Business | Schumpeter

Corporate short-termism is a frustratingly slippery idea

Firms are increasingly accused of failing to look ahead. That is a misdiagnosis

AS AMERICA’S economy has misfired over the past decade, several grand theories have emerged about what went wrong. Economists fret about secular stagnation, debt hangovers and whether demography explains sluggish growth. In American boardrooms, meanwhile, a widely held view is that a dangerous short-termism has taken hold. This theory contends that investors and executives have become myopic, leading firms to invest too little. Like many business ideas, short-termism fits the experience of some individual business people.

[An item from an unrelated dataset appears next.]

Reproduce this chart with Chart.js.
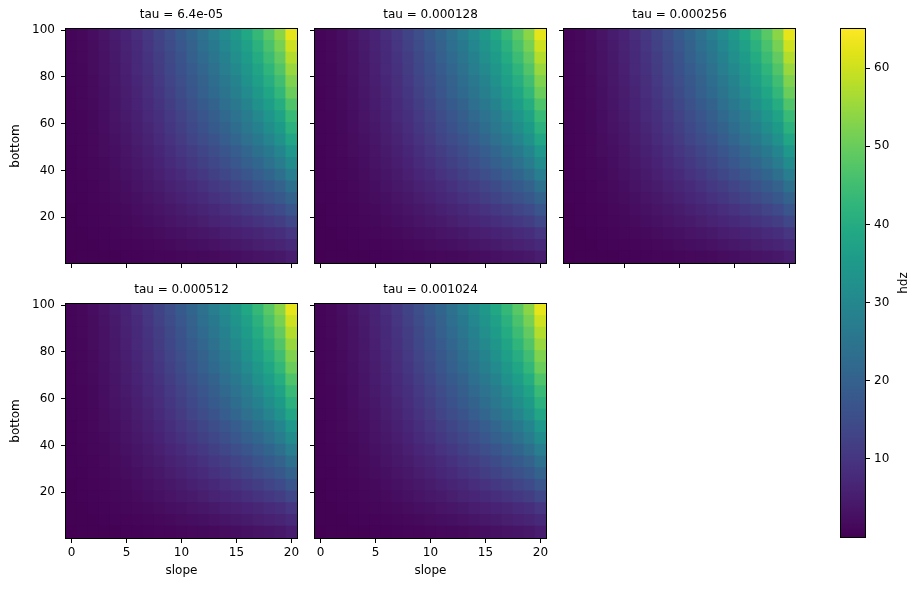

But as a theory about how the economy works it is too nebulous to be much use.

People have always worried that financial markets cannot see beyond their noses. In 1936 John Maynard Keynes noted that the horizon for investors was “three months or a year hence”, even though they were trading the securities of firms and governments that would probably last for decades. Since the crisis of 2008-10, worries about short-termism have risen again. Bosses fret that if they miss quarterly earnings forecasts they will be fired. Activist hedge funds seeking a quick buck are said to spook big corporations. The average share changes hands every 200 days for firms in the S&P 500 index. Terrified companies, the argument goes, no longer invest in their business and instead bribe their owners. For every dollar of operating cashflow S&P 500 companies make, excluding financial firms, they spend 44 cents on capital investment and 56 cents on buy-backs and dividends.

A new study by McKinsey drills deeper. The consultancy took about 600 firms and labelled some as short-termist if they exhibited five habits: investing relatively little, cutting costs to boost margins, initiating lots of buy-backs, booking sales before customers pay and hitting quarterly profit forecasts. The study concludes that 73% of firms are short-termist. The elite 27% of firms that are long-termist performed better, McKinsey reckons, seeing their profits increase by, on average, 36% more than short-term firms between 2001 and 2014. The methodology is robust, and controls for the fact that some industries grow faster.

Surely it is an open-and-shut case? Not really. The theory of short-termism suffers from three difficulties: it isn’t an accurate description of what is happening across America’s economy; it doesn’t deal with the question of causality and, last, it is a distraction from the real difficulty.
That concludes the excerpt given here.